I decided to register using a temporary mailinator address.

Registering and reading the article I see it doesn't really address those points. It argues for the idea that equality is important, but doesn't address the idea that measuring equality is not measuring quality of health care (a country with quality ranging from excellent to fair, would get a lower score on very large part of WHO's rankings, then a country who's quality was uniformly poor).

It also doesn't address the point that how well a country has reached the "potential of" its health system "to achieve more with available resources", isn't a measure of health care quality. It may be an issue worth considering, but its a different thing, and specifically invalidates arguments along the lines of "we spend more, and yet we rank lower", since its already including the fact that we spend more in the rankings. (But to be fair to WHO, its not responsible for other people's arguments, and I'm not sure that its making such an argument itself.)
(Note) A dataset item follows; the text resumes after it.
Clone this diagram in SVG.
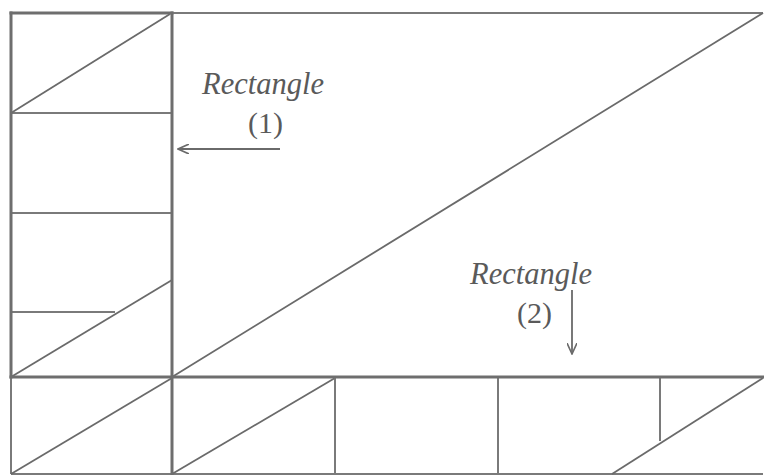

In his critique, Navarro interprets the WHO index of fairness in financial contribution as merely a measure of the progressiveness of health system payment. However, the WHO index is based on a comparison of the fraction of income, after paying for subsistence needs, that each household contributes to the health system through taxes, social security payments, private insurance, and out-of-pocket payments. Because poor households spend a large share of their income on subsistence needs such as food, the WHO index incorporates a strong element of progressiveness. But two other concerns about the burden of health system payments are important: some households have to pay a catastrophic share of their income (greater than 50%) after paying for subsistence needs; and households in similar circumstances can pay very different shares of their non-subsistence income.

thelancet.com

That's a description of and arguably a defense of how they measure health care fairness/equality in terms of financial burden, but it doesn't address the issue that fairness/equality is not a measure of quality. Also it doesn't make an argument for any of their other fairness/equality considerations other than the relative burden of payments.